The lines to extract run from the first line of the material below to the line containing "var y = d3.scaleLinear().domain([0, 100]).range([473, 110]);", both included; leave the pictures behind.
[start of Raw data]
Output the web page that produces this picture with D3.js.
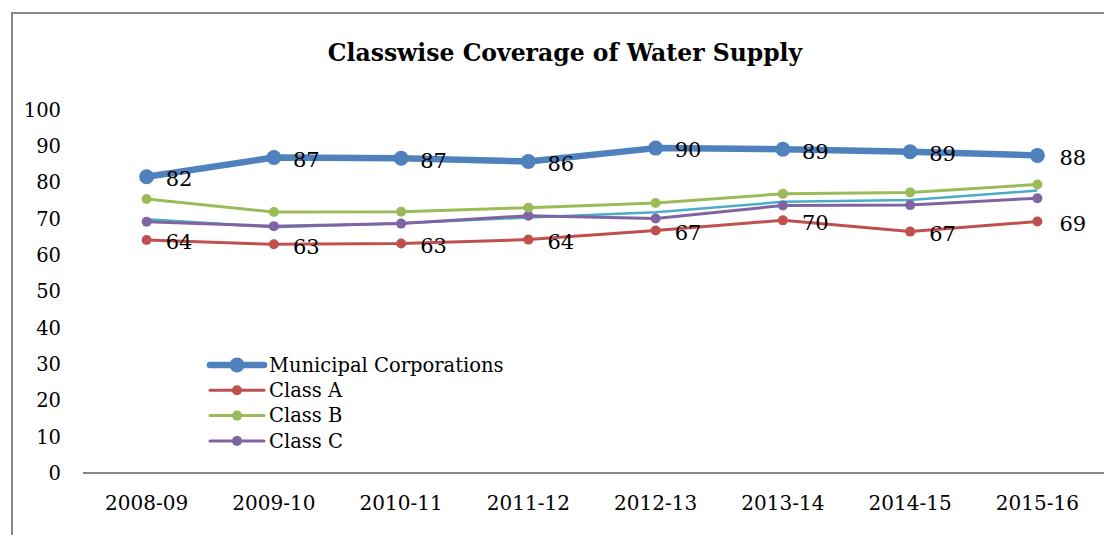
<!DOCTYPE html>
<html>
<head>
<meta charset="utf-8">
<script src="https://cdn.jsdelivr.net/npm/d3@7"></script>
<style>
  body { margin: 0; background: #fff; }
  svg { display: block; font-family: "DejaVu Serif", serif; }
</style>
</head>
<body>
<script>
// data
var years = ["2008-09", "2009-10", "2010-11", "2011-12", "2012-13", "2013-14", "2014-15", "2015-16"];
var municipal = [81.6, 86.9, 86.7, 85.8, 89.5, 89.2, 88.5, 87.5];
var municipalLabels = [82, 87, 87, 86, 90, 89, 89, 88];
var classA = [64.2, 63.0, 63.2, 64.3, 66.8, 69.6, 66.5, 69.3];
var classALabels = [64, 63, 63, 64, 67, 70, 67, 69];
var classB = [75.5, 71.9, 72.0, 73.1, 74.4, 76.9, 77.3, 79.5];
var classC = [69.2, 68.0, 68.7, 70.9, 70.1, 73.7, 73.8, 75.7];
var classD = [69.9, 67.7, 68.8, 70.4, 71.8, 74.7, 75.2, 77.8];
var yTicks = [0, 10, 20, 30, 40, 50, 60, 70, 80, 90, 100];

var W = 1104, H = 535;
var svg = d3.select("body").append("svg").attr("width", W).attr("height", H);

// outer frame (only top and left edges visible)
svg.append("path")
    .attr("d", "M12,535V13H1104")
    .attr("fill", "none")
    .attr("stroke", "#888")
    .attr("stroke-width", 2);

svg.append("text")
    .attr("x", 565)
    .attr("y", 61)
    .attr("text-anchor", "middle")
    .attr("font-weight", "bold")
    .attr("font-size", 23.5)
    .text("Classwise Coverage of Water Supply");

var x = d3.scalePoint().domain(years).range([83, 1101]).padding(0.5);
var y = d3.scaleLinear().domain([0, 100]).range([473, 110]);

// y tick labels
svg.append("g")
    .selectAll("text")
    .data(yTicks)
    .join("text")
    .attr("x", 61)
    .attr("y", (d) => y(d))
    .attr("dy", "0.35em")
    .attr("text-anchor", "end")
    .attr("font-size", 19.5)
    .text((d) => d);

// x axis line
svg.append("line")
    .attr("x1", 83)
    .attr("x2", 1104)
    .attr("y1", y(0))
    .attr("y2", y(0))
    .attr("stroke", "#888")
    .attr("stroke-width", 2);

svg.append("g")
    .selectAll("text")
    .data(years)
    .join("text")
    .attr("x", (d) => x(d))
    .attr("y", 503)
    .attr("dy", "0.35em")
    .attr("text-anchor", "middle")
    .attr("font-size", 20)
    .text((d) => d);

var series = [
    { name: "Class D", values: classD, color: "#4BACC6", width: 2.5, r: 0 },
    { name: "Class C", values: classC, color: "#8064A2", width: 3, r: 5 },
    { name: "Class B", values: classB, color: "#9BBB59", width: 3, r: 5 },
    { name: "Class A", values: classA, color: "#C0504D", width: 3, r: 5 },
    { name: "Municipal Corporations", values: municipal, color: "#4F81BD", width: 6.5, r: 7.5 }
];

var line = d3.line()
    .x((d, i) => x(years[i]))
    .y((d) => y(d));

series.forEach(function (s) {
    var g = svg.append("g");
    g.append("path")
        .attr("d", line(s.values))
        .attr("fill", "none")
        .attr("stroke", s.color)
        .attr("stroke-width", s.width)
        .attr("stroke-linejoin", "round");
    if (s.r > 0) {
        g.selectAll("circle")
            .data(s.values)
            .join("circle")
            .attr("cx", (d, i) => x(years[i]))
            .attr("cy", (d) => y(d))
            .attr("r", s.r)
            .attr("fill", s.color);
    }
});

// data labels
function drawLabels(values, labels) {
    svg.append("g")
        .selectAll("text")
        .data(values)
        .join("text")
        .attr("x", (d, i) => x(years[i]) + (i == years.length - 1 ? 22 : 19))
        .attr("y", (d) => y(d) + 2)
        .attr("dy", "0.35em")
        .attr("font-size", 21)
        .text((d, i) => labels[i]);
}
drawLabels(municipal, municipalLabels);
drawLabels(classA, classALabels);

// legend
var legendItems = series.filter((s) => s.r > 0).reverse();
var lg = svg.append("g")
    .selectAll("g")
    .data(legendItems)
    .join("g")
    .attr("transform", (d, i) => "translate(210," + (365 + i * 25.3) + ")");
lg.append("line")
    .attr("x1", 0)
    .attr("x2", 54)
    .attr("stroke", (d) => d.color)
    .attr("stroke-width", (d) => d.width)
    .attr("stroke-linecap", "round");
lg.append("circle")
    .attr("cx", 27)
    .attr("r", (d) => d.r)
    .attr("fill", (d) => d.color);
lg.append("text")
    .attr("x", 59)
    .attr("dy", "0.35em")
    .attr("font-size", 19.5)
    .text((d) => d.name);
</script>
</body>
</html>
[end of Raw data]
Task solution:
Output the web page that produces this picture with D3.js.
<!DOCTYPE html>
<html>
<head>
<meta charset="utf-8">
<script src="https://cdn.jsdelivr.net/npm/d3@7"></script>
<style>
  body { margin: 0; background: #fff; }
  svg { display: block; font-family: "DejaVu Serif", serif; }
</style>
</head>
<body>
<script>
// data
var years = ["2008-09", "2009-10", "2010-11", "2011-12", "2012-13", "2013-14", "2014-15", "2015-16"];
var municipal = [81.6, 86.9, 86.7, 85.8, 89.5, 89.2, 88.5, 87.5];
var municipalLabels = [82, 87, 87, 86, 90, 89, 89, 88];
var classA = [64.2, 63.0, 63.2, 64.3, 66.8, 69.6, 66.5, 69.3];
var classALabels = [64, 63, 63, 64, 67, 70, 67, 69];
var classB = [75.5, 71.9, 72.0, 73.1, 74.4, 76.9, 77.3, 79.5];
var classC = [69.2, 68.0, 68.7, 70.9, 70.1, 73.7, 73.8, 75.7];
var classD = [69.9, 67.7, 68.8, 70.4, 71.8, 74.7, 75.2, 77.8];
var yTicks = [0, 10, 20, 30, 40, 50, 60, 70, 80, 90, 100];

var W = 1104, H = 535;
var svg = d3.select("body").append("svg").attr("width", W).attr("height", H);

// outer frame (only top and left edges visible)
svg.append("path")
    .attr("d", "M12,535V13H1104")
    .attr("fill", "none")
    .attr("stroke", "#888")
    .attr("stroke-width", 2);

svg.append("text")
    .attr("x", 565)
    .attr("y", 61)
    .attr("text-anchor", "middle")
    .attr("font-weight", "bold")
    .attr("font-size", 23.5)
    .text("Classwise Coverage of Water Supply");

var x = d3.scalePoint().domain(years).range([83, 1101]).padding(0.5);
var y = d3.scaleLinear().domain([0, 100]).range([473, 110]);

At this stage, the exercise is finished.